» PROBLEM REQUIREMENTS: Each line from the top of the listing through the one holding "import plotly.graph_objects as go" should be restated word for word, with nothing added and no pictures.

◇ ◇ ◇ ◇ ◇ ◇ ◇

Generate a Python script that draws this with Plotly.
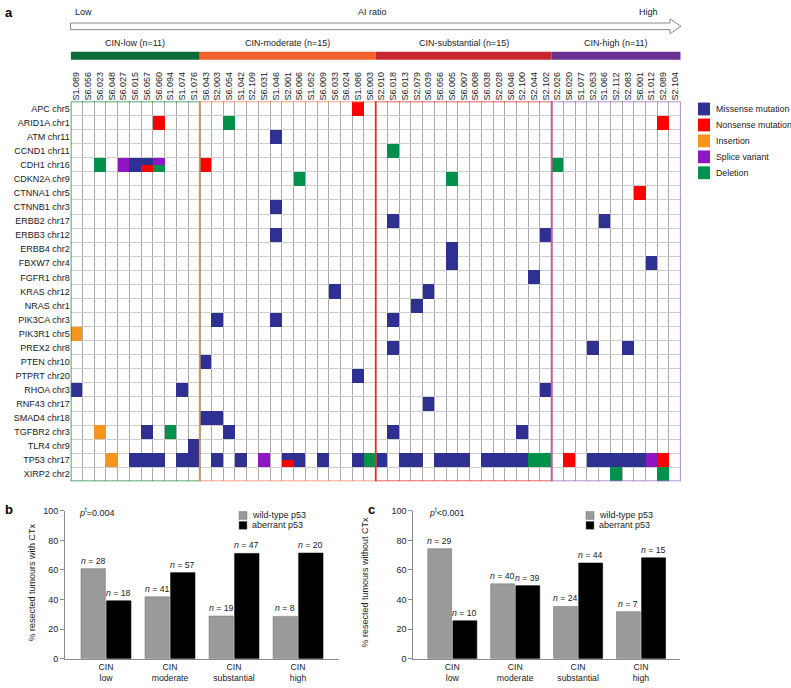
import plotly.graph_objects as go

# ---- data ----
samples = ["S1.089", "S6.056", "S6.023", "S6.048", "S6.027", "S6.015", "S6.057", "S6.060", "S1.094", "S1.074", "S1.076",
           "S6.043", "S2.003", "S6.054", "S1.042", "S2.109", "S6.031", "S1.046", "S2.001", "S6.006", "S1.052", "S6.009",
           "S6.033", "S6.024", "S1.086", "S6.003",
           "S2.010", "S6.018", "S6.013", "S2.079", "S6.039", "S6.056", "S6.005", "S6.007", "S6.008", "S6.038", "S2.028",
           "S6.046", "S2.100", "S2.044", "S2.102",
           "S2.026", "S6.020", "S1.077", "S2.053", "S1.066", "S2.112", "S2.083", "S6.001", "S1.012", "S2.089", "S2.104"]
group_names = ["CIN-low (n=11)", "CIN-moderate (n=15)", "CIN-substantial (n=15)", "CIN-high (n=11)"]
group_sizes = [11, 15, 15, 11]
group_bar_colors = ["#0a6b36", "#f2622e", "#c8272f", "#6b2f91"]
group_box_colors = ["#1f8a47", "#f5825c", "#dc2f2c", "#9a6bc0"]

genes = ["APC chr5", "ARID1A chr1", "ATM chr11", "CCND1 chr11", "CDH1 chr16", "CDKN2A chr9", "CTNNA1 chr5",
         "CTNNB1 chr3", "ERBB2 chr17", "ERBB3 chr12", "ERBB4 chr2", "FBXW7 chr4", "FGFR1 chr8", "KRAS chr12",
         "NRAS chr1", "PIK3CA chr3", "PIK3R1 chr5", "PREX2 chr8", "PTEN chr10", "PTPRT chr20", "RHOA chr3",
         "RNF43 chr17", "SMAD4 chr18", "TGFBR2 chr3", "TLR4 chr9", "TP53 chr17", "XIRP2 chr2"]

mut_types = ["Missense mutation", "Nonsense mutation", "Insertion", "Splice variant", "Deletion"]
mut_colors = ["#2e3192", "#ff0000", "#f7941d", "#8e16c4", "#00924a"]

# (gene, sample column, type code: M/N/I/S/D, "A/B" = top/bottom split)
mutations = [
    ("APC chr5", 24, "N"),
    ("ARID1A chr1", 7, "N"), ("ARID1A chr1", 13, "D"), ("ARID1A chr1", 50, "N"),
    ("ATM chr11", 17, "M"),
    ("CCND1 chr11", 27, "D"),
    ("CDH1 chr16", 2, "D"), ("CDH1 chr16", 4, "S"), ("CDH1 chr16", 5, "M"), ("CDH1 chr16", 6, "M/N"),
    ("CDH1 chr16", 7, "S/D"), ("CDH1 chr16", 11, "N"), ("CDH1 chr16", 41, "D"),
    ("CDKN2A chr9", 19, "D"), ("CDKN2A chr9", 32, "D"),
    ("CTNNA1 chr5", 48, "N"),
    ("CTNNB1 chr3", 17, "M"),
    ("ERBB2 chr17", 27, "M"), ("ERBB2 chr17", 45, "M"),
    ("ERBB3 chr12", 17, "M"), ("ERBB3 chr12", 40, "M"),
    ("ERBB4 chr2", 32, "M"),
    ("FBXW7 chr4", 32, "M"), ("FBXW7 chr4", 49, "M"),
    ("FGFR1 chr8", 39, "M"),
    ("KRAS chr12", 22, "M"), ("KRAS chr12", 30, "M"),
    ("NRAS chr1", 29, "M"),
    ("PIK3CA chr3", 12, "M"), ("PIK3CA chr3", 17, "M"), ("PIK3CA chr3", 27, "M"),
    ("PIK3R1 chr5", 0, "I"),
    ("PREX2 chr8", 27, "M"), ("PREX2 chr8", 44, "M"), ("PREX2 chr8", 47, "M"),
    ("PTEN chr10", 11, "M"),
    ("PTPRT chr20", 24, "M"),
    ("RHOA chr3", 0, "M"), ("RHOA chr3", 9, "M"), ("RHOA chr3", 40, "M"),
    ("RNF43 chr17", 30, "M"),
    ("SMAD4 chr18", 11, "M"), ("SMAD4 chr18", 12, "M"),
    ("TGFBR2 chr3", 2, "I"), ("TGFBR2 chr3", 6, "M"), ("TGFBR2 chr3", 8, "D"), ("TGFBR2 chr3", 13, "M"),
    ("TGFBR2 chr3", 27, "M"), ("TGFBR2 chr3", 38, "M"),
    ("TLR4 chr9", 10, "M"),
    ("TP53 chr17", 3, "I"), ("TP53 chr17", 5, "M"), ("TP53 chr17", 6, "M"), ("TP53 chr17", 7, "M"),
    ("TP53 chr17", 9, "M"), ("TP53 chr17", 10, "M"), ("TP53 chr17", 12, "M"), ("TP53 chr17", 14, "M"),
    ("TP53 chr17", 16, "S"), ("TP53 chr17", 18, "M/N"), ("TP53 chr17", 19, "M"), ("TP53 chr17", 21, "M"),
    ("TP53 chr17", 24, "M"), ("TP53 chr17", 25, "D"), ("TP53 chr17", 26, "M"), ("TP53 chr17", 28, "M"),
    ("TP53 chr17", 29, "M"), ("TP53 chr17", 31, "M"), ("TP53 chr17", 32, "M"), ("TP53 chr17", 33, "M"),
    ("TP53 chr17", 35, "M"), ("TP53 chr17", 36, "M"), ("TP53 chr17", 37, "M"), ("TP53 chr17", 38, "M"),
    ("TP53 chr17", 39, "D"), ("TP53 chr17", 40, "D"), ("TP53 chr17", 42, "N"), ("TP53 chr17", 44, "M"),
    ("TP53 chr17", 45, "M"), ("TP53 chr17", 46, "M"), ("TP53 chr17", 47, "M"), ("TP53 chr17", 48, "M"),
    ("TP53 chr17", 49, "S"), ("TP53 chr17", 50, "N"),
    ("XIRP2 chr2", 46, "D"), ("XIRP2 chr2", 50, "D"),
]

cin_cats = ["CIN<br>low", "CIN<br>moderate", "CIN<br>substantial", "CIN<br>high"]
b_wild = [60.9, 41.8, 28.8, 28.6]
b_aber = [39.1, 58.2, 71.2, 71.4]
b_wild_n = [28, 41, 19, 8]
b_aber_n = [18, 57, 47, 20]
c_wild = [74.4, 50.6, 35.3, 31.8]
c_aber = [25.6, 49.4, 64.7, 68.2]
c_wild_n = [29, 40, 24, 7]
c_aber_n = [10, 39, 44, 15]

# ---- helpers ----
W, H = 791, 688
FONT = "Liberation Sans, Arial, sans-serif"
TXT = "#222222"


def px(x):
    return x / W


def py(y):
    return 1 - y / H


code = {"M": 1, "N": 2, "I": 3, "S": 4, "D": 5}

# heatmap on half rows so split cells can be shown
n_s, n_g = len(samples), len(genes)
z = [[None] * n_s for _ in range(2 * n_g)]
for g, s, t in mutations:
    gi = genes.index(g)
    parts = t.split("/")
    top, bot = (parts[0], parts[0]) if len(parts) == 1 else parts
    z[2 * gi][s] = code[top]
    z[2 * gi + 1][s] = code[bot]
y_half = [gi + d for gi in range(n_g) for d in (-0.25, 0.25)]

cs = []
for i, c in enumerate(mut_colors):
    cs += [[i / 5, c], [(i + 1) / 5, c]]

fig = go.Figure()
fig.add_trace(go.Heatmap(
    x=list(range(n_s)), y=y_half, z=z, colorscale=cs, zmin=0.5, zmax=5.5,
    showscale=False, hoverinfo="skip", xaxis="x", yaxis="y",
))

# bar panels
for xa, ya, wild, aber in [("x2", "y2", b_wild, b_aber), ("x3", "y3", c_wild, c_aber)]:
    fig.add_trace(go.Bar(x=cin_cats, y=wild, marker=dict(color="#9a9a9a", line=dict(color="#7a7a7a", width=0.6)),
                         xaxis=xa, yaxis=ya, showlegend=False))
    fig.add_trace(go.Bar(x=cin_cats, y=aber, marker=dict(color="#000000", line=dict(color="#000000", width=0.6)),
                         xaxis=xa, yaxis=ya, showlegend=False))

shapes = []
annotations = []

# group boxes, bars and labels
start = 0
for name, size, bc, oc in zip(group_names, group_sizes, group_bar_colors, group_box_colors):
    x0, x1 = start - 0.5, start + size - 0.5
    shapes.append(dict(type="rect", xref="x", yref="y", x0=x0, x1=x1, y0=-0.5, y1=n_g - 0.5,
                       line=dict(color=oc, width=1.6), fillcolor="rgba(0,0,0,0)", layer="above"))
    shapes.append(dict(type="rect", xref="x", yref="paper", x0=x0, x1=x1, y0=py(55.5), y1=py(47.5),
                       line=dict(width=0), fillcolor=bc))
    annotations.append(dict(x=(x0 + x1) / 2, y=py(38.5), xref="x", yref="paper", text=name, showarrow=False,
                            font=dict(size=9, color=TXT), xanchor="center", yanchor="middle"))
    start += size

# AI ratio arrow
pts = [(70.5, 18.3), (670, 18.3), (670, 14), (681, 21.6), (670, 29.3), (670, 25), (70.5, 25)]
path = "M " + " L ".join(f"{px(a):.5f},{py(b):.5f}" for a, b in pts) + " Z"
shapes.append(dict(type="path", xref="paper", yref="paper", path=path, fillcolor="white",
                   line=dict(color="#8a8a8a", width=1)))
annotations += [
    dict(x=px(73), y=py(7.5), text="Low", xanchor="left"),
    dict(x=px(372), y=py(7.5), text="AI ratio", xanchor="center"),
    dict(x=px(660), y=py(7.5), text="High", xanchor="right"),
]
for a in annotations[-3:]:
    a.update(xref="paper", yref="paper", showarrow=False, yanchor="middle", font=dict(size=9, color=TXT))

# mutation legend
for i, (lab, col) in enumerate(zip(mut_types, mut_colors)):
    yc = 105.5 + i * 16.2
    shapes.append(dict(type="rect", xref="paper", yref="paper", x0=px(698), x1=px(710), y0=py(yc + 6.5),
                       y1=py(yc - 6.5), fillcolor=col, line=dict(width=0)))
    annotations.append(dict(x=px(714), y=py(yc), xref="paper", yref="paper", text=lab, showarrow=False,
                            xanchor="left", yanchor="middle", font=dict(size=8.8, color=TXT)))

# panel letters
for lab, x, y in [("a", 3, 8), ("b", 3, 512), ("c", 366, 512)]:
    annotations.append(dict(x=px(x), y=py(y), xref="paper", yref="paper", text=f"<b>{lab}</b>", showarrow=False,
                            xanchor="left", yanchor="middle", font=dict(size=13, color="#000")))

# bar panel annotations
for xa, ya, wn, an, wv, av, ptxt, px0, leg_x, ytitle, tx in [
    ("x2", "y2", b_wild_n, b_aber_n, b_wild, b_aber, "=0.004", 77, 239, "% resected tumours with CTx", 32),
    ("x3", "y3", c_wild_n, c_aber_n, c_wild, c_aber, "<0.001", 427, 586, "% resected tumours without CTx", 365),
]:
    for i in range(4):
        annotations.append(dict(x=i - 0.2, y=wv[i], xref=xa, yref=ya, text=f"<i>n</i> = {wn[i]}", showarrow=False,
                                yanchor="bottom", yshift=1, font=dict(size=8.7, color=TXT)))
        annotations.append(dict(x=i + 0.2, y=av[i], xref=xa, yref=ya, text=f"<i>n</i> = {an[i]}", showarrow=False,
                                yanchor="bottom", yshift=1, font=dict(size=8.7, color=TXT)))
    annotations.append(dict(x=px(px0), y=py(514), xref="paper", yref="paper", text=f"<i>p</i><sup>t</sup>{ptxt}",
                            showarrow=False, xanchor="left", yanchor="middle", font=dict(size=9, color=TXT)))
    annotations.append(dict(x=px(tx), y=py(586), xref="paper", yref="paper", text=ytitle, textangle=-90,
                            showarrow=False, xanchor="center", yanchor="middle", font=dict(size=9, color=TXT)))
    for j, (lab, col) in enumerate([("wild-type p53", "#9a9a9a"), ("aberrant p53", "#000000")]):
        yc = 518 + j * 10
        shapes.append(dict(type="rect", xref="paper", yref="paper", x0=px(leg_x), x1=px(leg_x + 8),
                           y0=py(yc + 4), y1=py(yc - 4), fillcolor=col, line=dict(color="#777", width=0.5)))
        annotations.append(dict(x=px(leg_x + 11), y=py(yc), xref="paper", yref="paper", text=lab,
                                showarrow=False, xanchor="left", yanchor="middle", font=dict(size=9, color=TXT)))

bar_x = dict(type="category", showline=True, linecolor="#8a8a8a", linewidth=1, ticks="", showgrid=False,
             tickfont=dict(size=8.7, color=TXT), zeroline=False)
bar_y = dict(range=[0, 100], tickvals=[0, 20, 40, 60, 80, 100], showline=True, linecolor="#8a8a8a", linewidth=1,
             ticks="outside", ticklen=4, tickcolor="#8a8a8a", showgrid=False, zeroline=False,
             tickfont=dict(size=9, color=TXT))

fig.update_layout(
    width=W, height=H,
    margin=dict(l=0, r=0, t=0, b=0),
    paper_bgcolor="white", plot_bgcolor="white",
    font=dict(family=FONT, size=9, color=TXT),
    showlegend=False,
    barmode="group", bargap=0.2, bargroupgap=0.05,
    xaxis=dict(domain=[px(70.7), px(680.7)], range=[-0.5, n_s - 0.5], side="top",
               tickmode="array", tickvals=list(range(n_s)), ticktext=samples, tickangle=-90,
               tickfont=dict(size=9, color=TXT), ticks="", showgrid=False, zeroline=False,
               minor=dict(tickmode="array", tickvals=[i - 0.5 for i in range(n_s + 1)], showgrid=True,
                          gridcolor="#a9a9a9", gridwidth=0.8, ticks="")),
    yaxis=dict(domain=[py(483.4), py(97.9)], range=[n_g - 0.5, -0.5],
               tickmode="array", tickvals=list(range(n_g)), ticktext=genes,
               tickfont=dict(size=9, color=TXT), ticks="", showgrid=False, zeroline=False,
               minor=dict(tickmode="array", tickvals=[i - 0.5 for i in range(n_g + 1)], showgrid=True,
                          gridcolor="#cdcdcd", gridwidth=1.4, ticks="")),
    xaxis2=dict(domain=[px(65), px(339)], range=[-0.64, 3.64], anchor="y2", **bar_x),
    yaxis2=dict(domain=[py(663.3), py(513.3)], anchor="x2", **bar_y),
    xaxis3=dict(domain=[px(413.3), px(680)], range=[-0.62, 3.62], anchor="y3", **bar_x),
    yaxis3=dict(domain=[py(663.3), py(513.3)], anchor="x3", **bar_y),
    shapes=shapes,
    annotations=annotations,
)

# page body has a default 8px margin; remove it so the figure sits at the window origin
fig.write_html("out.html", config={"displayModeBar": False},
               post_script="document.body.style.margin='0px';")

◇ ◇ ◇ ◇ ◇ ◇ ◇

» SOLUTION FOR THIS PROBLEM:
Generate a Python script that draws this with Plotly.
import plotly.graph_objects as go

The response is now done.